_Exercise requirements_
Search the material below for the word "this". Copy every line that has it.

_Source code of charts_
::::
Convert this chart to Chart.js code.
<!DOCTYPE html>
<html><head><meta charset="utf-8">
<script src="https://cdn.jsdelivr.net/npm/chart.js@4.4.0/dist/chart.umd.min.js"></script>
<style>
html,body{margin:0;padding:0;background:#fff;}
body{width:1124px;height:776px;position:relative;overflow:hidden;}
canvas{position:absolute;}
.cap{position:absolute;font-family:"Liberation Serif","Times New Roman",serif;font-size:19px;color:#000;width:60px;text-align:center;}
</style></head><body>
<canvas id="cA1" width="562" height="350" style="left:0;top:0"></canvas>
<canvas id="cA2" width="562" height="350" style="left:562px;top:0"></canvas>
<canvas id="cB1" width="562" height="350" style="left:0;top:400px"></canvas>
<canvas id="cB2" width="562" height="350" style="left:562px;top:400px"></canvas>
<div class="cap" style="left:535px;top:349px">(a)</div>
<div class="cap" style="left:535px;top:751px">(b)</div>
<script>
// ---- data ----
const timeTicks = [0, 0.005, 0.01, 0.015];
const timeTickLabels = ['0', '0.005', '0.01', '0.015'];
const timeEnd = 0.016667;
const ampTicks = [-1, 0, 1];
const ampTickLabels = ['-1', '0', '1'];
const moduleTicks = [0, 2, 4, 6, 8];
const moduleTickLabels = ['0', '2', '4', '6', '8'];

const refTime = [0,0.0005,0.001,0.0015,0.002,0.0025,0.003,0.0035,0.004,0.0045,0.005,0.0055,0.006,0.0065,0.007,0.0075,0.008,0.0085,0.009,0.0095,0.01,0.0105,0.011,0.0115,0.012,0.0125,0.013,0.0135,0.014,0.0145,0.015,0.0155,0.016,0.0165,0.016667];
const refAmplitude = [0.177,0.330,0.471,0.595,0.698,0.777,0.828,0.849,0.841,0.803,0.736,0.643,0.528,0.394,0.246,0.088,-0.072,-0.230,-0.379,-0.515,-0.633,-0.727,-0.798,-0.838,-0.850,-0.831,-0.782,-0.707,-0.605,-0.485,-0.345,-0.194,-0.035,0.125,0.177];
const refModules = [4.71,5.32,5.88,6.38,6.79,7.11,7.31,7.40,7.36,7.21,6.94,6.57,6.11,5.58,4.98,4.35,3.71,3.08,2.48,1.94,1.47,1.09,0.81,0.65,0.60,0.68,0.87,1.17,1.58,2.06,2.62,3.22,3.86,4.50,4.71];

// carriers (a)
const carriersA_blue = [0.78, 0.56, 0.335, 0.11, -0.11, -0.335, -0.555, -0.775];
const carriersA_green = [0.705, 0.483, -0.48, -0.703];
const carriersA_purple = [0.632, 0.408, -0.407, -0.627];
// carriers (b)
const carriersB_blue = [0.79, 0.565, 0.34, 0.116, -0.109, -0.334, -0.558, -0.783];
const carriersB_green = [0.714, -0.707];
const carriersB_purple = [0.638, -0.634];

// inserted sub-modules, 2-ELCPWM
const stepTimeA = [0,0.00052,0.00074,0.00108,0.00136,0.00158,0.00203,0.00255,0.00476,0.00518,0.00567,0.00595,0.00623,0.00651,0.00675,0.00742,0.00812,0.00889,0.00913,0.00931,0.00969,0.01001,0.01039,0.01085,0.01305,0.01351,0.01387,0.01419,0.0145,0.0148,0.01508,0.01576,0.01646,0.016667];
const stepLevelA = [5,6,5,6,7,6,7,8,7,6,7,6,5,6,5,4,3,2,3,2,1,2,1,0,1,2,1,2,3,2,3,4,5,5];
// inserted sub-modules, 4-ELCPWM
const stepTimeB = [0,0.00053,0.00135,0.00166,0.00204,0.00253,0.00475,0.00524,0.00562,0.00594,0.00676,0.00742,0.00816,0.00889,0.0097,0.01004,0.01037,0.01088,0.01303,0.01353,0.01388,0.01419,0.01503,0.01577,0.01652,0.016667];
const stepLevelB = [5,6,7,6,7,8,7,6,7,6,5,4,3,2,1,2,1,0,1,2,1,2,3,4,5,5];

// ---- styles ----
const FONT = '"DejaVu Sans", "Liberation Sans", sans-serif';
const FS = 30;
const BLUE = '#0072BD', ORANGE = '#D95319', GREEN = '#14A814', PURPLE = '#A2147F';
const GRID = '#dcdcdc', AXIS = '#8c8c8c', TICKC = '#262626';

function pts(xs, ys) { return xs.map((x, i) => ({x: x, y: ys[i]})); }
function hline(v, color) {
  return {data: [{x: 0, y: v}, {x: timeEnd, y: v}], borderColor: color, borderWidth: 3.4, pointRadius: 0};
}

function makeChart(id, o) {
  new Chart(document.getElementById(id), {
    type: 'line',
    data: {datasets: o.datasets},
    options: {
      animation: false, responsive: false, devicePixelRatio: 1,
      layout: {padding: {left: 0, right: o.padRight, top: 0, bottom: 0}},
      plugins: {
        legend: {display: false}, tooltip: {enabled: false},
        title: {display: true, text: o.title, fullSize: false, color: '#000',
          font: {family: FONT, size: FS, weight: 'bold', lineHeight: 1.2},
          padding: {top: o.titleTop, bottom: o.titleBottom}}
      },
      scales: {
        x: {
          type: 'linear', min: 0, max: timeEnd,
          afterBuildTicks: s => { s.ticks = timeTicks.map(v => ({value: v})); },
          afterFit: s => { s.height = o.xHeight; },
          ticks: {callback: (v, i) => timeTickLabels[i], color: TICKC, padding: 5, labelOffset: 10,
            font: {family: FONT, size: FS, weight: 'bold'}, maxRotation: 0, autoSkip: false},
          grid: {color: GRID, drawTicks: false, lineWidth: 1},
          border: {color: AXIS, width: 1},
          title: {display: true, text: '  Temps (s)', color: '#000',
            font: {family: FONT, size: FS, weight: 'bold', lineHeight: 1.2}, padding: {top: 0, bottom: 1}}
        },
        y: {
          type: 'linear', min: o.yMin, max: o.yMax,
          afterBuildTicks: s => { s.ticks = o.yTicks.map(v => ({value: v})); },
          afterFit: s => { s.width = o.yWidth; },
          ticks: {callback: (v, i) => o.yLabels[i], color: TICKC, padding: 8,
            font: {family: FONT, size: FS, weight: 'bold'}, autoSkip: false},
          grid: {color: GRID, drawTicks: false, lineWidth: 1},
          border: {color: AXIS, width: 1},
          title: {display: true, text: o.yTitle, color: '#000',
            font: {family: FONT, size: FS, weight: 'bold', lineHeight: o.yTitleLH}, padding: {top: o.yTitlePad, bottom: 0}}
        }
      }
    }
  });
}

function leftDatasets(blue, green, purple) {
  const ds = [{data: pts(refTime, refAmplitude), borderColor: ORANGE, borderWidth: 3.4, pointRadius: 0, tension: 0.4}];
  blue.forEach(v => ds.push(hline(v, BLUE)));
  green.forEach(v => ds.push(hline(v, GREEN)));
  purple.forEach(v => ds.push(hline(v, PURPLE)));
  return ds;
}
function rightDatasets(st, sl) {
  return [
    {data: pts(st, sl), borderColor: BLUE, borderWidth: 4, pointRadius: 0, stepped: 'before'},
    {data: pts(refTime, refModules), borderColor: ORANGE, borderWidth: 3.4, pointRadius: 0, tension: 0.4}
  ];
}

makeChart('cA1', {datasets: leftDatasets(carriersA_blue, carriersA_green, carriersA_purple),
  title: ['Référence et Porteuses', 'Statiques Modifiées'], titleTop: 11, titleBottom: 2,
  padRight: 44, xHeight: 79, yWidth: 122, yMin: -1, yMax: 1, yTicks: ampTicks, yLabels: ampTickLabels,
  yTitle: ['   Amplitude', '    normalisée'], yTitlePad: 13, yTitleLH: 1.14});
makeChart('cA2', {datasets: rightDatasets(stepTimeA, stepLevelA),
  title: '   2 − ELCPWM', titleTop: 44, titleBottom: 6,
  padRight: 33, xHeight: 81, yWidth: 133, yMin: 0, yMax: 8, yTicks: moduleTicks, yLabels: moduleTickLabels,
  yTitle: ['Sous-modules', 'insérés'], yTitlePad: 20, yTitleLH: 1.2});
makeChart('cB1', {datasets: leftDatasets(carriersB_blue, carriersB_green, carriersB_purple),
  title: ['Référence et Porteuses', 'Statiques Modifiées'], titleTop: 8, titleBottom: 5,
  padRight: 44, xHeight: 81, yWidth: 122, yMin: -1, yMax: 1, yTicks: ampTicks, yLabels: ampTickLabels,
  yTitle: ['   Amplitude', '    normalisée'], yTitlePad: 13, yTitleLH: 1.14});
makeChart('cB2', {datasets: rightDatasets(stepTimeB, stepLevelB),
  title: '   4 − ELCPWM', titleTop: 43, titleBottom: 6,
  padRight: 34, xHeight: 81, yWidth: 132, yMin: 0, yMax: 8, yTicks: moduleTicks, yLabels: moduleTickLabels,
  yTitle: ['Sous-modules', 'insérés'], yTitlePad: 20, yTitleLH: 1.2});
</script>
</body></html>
::::
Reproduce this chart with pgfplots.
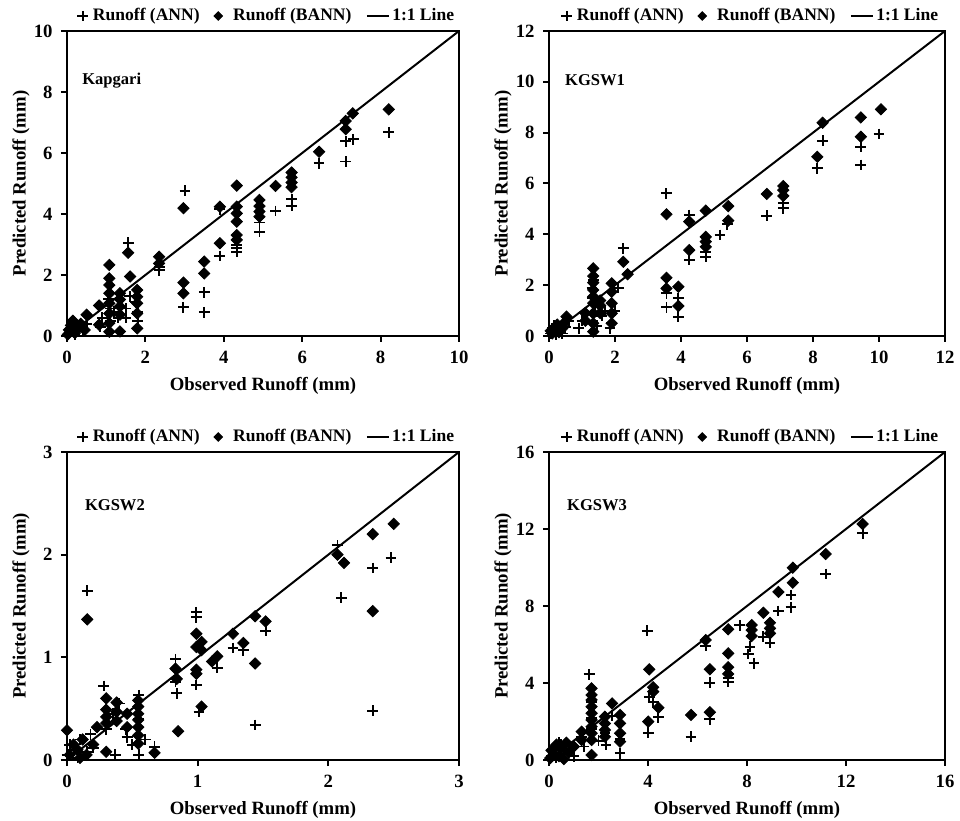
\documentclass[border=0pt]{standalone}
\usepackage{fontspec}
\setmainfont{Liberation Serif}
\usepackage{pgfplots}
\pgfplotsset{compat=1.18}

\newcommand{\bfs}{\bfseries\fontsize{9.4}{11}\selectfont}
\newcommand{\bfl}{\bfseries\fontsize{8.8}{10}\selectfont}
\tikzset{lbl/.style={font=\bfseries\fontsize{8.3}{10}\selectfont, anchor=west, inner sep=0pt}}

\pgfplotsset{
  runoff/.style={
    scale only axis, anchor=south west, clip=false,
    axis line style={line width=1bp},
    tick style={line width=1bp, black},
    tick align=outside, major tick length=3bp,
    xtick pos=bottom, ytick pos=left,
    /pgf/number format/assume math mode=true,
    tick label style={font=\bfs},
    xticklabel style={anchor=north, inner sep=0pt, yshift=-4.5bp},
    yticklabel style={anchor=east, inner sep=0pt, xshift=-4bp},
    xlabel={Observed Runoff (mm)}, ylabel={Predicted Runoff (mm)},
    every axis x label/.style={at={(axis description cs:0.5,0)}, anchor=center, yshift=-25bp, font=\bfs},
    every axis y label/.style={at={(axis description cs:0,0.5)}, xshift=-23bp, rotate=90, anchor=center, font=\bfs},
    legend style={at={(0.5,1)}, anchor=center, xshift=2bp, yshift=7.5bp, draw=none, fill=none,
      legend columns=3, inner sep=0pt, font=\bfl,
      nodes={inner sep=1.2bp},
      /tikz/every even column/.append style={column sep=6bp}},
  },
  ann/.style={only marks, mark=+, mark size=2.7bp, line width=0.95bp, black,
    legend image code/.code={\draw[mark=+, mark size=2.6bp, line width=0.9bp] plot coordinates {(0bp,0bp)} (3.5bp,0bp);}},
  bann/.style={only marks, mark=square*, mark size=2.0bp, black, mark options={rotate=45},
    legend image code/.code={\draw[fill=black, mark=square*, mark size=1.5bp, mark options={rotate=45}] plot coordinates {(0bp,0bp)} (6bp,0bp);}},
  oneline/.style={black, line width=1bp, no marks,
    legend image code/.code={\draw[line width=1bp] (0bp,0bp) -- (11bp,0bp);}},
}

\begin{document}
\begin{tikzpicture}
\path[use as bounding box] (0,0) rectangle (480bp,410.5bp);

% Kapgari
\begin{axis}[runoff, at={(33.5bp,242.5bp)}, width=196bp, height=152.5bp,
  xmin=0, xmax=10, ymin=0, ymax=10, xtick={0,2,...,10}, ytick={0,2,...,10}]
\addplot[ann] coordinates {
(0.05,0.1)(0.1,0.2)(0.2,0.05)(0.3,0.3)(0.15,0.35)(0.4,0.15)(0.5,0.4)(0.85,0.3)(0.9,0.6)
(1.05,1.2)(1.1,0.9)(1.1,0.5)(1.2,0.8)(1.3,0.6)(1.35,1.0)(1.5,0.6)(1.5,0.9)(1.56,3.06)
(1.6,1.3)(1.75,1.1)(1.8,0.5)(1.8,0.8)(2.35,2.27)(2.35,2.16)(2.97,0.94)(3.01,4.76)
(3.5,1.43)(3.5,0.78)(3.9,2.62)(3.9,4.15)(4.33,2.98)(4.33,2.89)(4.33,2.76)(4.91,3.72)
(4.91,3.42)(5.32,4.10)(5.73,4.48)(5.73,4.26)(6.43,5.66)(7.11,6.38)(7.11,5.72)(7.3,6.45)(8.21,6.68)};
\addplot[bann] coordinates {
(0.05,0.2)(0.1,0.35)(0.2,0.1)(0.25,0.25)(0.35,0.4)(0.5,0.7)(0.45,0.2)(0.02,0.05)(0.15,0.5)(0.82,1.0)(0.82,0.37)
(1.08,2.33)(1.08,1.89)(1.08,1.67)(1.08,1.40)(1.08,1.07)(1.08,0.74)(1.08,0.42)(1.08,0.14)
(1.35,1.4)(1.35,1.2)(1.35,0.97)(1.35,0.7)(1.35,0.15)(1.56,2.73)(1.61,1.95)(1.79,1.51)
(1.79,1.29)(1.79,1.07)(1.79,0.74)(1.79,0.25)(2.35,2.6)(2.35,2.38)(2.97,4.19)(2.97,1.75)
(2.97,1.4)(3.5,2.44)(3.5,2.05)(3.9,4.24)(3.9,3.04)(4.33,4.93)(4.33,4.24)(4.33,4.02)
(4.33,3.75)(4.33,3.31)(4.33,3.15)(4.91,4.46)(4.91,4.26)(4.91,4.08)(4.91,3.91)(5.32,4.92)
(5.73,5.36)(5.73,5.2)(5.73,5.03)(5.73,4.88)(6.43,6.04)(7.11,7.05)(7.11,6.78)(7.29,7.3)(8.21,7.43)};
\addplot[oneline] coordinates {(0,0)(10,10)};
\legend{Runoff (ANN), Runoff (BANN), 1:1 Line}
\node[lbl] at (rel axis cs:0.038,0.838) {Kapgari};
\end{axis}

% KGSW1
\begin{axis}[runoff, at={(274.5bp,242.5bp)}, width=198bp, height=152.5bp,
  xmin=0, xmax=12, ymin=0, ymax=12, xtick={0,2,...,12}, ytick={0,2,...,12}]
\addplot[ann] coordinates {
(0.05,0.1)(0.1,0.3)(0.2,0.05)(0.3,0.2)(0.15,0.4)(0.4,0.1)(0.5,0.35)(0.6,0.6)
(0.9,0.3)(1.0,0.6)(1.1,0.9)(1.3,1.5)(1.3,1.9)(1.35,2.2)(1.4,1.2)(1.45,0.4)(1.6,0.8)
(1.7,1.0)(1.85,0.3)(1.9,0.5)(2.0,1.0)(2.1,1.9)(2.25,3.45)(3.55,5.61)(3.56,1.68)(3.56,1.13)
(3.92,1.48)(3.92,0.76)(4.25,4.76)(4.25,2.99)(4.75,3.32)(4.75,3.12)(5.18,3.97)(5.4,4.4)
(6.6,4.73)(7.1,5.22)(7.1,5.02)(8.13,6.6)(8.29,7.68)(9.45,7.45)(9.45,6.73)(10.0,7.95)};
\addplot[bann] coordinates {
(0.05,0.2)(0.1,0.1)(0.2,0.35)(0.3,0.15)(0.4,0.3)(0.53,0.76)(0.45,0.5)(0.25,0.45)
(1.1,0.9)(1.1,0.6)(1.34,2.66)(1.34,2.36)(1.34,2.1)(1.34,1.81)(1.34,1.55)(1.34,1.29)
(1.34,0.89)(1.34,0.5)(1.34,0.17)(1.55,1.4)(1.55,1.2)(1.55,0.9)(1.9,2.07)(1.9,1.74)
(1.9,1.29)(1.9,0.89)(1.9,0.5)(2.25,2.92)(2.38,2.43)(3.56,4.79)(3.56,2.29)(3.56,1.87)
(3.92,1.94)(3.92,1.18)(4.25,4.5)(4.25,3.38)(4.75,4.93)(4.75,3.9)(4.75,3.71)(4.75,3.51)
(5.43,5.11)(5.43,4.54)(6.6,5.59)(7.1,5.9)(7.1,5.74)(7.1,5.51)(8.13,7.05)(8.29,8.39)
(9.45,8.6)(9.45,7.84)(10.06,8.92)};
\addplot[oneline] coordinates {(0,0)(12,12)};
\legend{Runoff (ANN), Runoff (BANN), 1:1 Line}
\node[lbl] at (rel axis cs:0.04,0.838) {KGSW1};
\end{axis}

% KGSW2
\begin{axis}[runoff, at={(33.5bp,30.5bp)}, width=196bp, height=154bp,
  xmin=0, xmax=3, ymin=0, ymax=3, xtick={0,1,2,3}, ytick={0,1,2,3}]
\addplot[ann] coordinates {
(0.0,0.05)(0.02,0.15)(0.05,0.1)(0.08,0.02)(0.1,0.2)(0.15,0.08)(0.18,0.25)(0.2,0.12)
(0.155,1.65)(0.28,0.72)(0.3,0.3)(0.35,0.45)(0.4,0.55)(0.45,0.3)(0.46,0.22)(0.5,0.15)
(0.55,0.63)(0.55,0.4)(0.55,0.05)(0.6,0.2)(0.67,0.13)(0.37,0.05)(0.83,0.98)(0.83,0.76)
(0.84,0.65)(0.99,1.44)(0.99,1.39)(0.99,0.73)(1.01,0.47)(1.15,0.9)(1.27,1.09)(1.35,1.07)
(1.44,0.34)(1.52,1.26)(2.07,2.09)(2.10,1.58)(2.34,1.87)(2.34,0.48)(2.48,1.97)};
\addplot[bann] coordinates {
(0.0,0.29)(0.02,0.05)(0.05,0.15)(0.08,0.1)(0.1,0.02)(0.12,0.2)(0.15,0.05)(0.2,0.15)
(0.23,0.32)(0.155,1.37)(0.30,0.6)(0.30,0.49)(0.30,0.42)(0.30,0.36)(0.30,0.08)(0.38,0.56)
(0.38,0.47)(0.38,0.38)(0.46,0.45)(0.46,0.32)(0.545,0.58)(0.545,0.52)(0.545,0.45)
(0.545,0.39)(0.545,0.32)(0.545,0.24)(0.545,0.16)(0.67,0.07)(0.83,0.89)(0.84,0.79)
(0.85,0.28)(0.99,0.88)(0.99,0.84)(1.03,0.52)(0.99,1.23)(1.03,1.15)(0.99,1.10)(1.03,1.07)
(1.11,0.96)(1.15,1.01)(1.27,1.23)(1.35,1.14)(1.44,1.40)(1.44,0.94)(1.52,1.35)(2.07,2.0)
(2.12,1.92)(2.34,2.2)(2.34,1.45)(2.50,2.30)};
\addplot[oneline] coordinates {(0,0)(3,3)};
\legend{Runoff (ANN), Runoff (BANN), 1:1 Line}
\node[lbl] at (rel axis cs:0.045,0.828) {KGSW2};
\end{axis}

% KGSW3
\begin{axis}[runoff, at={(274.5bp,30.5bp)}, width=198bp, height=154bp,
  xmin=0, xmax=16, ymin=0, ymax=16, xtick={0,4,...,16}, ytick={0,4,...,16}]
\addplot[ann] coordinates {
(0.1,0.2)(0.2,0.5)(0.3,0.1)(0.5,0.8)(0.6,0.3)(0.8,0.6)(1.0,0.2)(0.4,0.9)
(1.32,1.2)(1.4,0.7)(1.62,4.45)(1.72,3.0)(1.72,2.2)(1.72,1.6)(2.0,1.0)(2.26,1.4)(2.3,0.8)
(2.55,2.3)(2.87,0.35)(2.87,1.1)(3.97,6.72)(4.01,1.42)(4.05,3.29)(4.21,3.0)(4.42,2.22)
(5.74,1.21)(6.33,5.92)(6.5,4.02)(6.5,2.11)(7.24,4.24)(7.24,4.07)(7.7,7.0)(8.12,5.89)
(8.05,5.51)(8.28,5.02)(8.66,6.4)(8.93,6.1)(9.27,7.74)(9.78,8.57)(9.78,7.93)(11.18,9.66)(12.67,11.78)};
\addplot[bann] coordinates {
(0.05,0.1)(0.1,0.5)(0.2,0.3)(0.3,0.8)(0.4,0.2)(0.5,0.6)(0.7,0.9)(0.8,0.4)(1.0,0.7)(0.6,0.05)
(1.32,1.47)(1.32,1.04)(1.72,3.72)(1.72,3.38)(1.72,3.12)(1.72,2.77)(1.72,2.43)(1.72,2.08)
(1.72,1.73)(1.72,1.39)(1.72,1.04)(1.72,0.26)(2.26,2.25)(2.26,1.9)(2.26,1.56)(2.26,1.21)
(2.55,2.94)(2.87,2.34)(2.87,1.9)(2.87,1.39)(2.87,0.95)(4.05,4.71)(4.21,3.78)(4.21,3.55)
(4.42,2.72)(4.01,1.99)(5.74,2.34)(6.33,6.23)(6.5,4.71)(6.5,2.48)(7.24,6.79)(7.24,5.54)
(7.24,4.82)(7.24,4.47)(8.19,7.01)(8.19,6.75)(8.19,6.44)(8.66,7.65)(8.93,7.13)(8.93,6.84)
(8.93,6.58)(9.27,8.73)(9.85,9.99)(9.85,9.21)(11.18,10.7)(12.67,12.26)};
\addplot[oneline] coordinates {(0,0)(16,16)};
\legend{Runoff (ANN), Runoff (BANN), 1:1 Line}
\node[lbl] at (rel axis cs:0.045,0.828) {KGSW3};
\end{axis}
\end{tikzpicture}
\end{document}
::::
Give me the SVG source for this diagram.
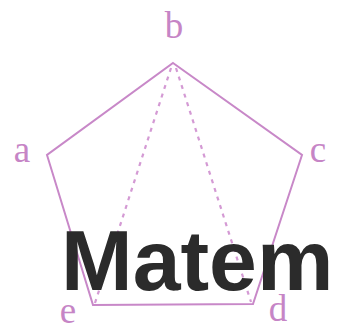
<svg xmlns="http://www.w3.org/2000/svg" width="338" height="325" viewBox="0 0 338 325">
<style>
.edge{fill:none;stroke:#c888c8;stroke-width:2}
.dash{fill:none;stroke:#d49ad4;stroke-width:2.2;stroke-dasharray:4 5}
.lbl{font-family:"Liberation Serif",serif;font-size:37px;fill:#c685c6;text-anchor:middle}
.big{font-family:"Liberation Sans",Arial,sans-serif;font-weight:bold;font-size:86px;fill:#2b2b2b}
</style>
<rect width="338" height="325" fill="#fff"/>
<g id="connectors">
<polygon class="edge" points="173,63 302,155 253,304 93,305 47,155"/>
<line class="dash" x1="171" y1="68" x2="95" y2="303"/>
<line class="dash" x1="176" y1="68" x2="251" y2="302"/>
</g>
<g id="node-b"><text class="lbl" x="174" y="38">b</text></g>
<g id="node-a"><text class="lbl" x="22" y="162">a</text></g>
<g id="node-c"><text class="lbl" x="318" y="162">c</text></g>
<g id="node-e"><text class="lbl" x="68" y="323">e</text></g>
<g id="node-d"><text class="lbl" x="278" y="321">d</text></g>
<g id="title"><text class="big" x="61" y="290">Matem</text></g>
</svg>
::::
_Task solution_
Convert this chart to Chart.js code.
Reproduce this chart with pgfplots.
Give me the SVG source for this diagram.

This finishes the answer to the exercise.